"Bir ümmetin diğerinden daha çok olmasından ötürü, aranızdaki yeminleri bozarak, ipliğini iyice eğirip katladıktan sonra bozan kadın gibi olmayın. Allah onunla sizi dener. And olsun ki, sorumlu tutulacaksınız." (Nahl, 16/92)
Âyet, teorik olarak yanlış sayılsa bile pratikte sıkça rastlanan "Güçlü olan yemini bozabilir, verdiği sözü yerine getirmeyebilir." şeklindeki aldatmacı anlayışı, özellikle yadırgamakta ve yasaklamaktadır.
Allah Teâlâ bu âyet-i kerimede, yapılan muahadelerin, sözleşmelerin ve yapılan yeminlerin, yerine getirilmesini emretmektedir. Zira bir Müslümanın, yaptığı sözleşmeyi tek taraflı olarak bozması, karşı tarafa bir ihanettir; ihanet ise İslam dini tarafından yasaklanmıştır.

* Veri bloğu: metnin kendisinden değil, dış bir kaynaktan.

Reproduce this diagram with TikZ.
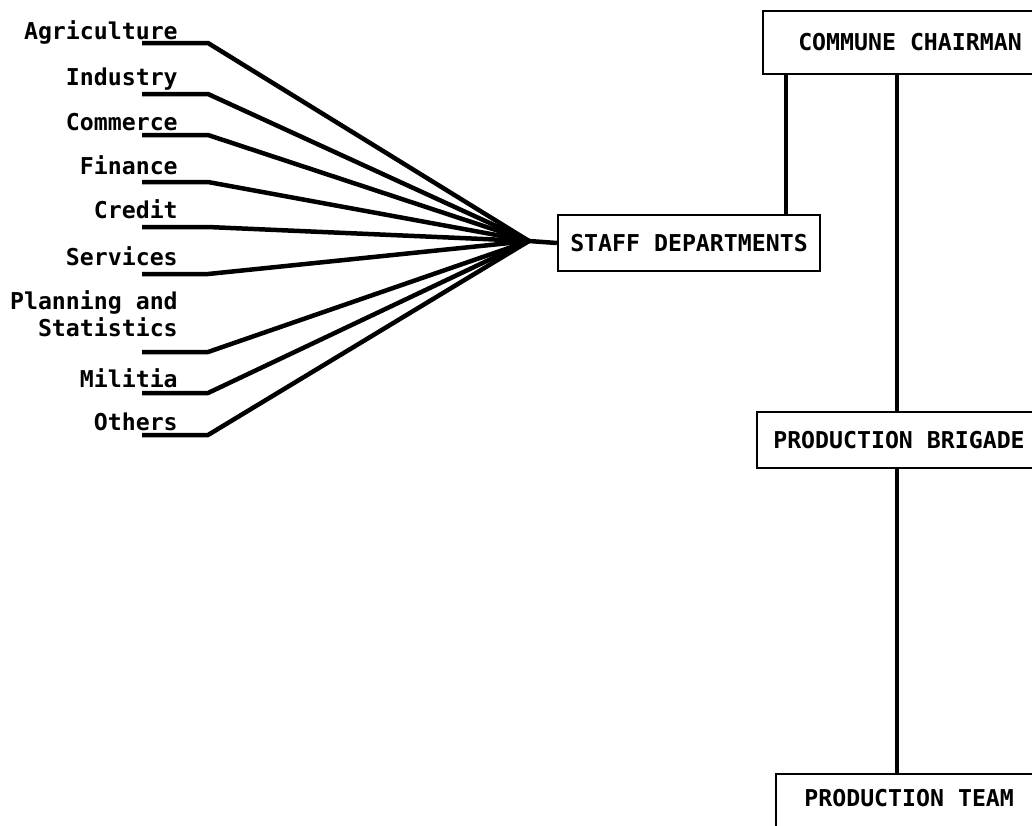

Cahiliye döneminde insanlar birbirleriyle anlaşma yapıp taraftarlar edinirlerdi. Anlaşma yaptıktan sonra, kendileriyle anlaşma yaptıkları topluluklardan daha güçlü ve sayıca da daha çok olanlarını bulunca, öncekilerle olan anlaşmalarını bozup o güçlü ve sayıca çok olanlarla anlaşma yaparlardı. Böylece, kendileriyle daha önce anlaşma yaptıkları insanları, Allah'a söz verdikleri halde aldatmış olurlardı. Allah Teala onların bu hallerini, ipliğini iyice eğirdikten sonra, onu tekrar çözen kadının haline benzetmiştir. Müslümanlara, yaptıkları anlaşmayı, başkalarına yaranmak için bozmamalarını emretmiştir. (Taberi, İlgili ayetin tefsiri)
Ancak, herhangi bir kimsenin hak ve hukukuyla ilgili olmayan yeminleri, keffaret ödeyerek bozmak caizdir.